#### Problem description
Write out the opening lines of the data word for word, up to and including the line with "import seaborn as sns", and leave every picture and every later line out.

+ + + + + + +

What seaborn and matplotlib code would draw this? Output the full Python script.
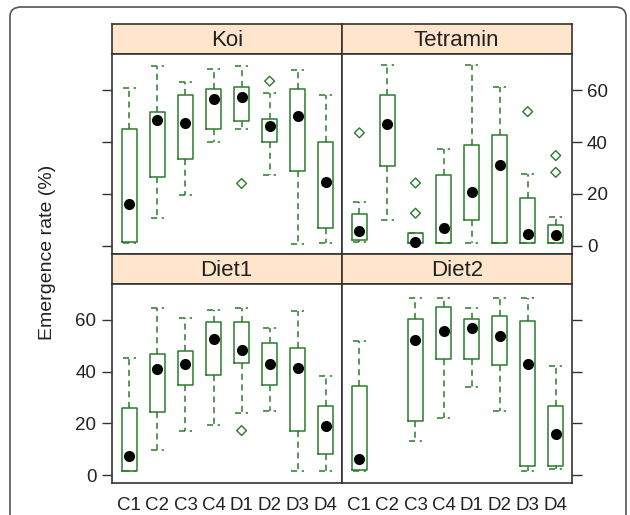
import matplotlib
matplotlib.use("Agg")
import matplotlib.pyplot as plt
from matplotlib.patches import FancyBboxPatch
import numpy as np
import pandas as pd
import seaborn as sns

# groups on the x axis
groups = ["C1", "C2", "C3", "C4", "D1", "D2", "D3", "D4"]
panels = ["Koi", "Tetramin", "Diet1", "Diet2"]

# five-number summaries: (low whisker, Q1, median, Q3, high whisker)
koi_box = [(1, 1.3, 16.2, 45.2, 61), (10.8, 26.6, 48.6, 51.7, 69.5),
           (19.5, 33.6, 47.4, 58.2, 63.4), (40.1, 45.2, 56.6, 60.6, 68.2),
           (45.2, 48.2, 57.4, 61.3, 69.5), (27.1, 40, 46.1, 48.8, 59.1),
           (0.6, 29, 50.3, 60.4, 67.9), (1, 6.8, 24.4, 40, 58.4)]
tetramin_box = [(1.3, 2.3, 5.6, 12.3, 17), (9.9, 30.9, 47.1, 58.2, 69.9),
                (1, 1, 1.3, 4.9, 5), (1, 1, 6.6, 27.4, 37.4),
                (1, 9.9, 20.8, 38.7, 69.9), (1, 1, 31.3, 42.7, 61.4),
                (1, 1, 4.3, 18.2, 27.7), (1, 1, 3.9, 7.8, 11.2)]
diet1_box = [(1.5, 1.5, 7.3, 26, 45.2), (9.5, 24.3, 40.9, 46.9, 64.8),
             (16.9, 34.7, 43, 48.1, 60.7), (19.2, 38.8, 52.6, 59, 63.7),
             (23.9, 43.4, 48.4, 59, 64.8), (24.9, 34.7, 43, 51, 56.7),
             (1.5, 16.9, 41.4, 49.2, 63.5), (1.5, 8.3, 19, 26.7, 38.2)]
diet2_box = [(1.5, 1.9, 6, 34.5, 52), None,
             (13.2, 20.7, 52.1, 60.4, 68.6), (22, 45, 55.6, 65.1, 68.6),
             (34.1, 45, 56.8, 60.4, 64.5), (24.6, 42.5, 53.9, 61.7, 68.6),
             (1.5, 3.4, 42.8, 59.4, 68.6), (2.3, 3.6, 16, 26.6, 42.1)]

# outlying points
koi_out = {"D1": [24], "D2": [63.6]}
tetramin_out = {"C1": [43.6], "C3": [24.2, 12.5], "D3": [51.8], "D4": [34.8, 28.3]}
diet1_out = {"D1": [17.2]}
diet2_out = {}

boxes = {"Koi": koi_box, "Tetramin": tetramin_box, "Diet1": diet1_box, "Diet2": diet2_box}
outs = {"Koi": koi_out, "Tetramin": tetramin_out, "Diet1": diet1_out, "Diet2": diet2_out}

rows, meds, flier_rows = [], [], []
for p in panels:
    for g, stats in zip(groups, boxes[p]):
        if stats is None:
            continue
        for v in stats:
            rows.append({"panel": p, "group": g, "rate": v})
        meds.append({"panel": p, "group": g, "rate": stats[2]})
    for g, vals in outs[p].items():
        for v in vals:
            flier_rows.append({"panel": p, "group": g, "rate": v})
df = pd.DataFrame(rows)
med_df = pd.DataFrame(meds)
out_df = pd.DataFrame(flier_rows)

sns.set_style("white")
plt.rcParams["font.family"] = ["Liberation Sans", "DejaVu Sans"]
green = "#2b7a2b"
frame = "#333333"
txt = "#222222"

fig = plt.figure(figsize=(6.3, 5.15), dpi=100)
gs = fig.add_gridspec(4, 2, height_ratios=[30, 200, 30, 200], hspace=0, wspace=0,
                      left=0.1773, right=0.9075, top=0.9528, bottom=0.0616)

dash = (0, (4, 3))
for i, p in enumerate(panels):
    r, c = divmod(i, 2)
    strip = fig.add_subplot(gs[2 * r, c])
    ax = fig.add_subplot(gs[2 * r + 1, c])

    strip.set_facecolor("#ffe5cc")
    strip.set_xticks([])
    strip.set_yticks([])
    strip.text(0.5, 0.45, p, ha="center", va="center", fontsize=16, color=txt,
               transform=strip.transAxes)

    sns.boxplot(data=df[df.panel == p], x="group", y="rate", order=groups, ax=ax,
                whis=np.inf, fill=False, color=green, width=0.55, linewidth=1.1,
                capwidths=0.48,
                medianprops={"linewidth": 0},
                whiskerprops={"linestyle": dash},
                capprops={"linestyle": dash})
    sns.stripplot(data=med_df[med_df.panel == p], x="group", y="rate", order=groups,
                  ax=ax, jitter=False, color="black", size=8, zorder=5)
    sub_out = out_df[out_df.panel == p]
    if len(sub_out):
        sns.stripplot(data=sub_out, x="group", y="rate", order=groups, ax=ax,
                      jitter=False, marker="D", size=5, facecolors="none",
                      edgecolor=green, linewidth=1, zorder=4)

    ax.set_xlim(-0.63, 7.57)
    ax.set_ylim(-3.2, 74)
    ax.set_yticks([0, 20, 40, 60])
    ax.set_xlabel("")
    ax.set_ylabel("")
    for a in (ax, strip):
        for s in a.spines.values():
            s.set_color(frame)
            s.set_linewidth(1.2)

    left = c == 0
    ax.tick_params(axis="y", direction="out", length=7, width=1, color=frame,
                   labelsize=13.5, labelcolor=txt, pad=4,
                   left=left, right=not left,
                   labelleft=(left and r == 1), labelright=(not left and r == 0))
    ax.tick_params(axis="x", length=0, pad=10, labelsize=13.5, labelcolor=txt,
                   labelbottom=(r == 1))

fig.text(0.075, 0.509, "Emergence rate (%)", rotation=90, ha="center", va="center",
         fontsize=14, color=txt)

# rounded outer frame, open at the bottom edge of the picture
fig.patches.append(FancyBboxPatch((10 / 630, -0.1), 616 / 630, 1.1 - 7 / 515,
                                  boxstyle="round,pad=0,rounding_size=0.018",
                                  transform=fig.transFigure, fill=False,
                                  edgecolor="#555555", linewidth=1.2, clip_on=False))

fig.savefig("out.png", dpi=100)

+ + + + + + +

#### Finished task
What seaborn and matplotlib code would draw this? Output the full Python script.
import matplotlib
matplotlib.use("Agg")
import matplotlib.pyplot as plt
from matplotlib.patches import FancyBboxPatch
import numpy as np
import pandas as pd
import seaborn as sns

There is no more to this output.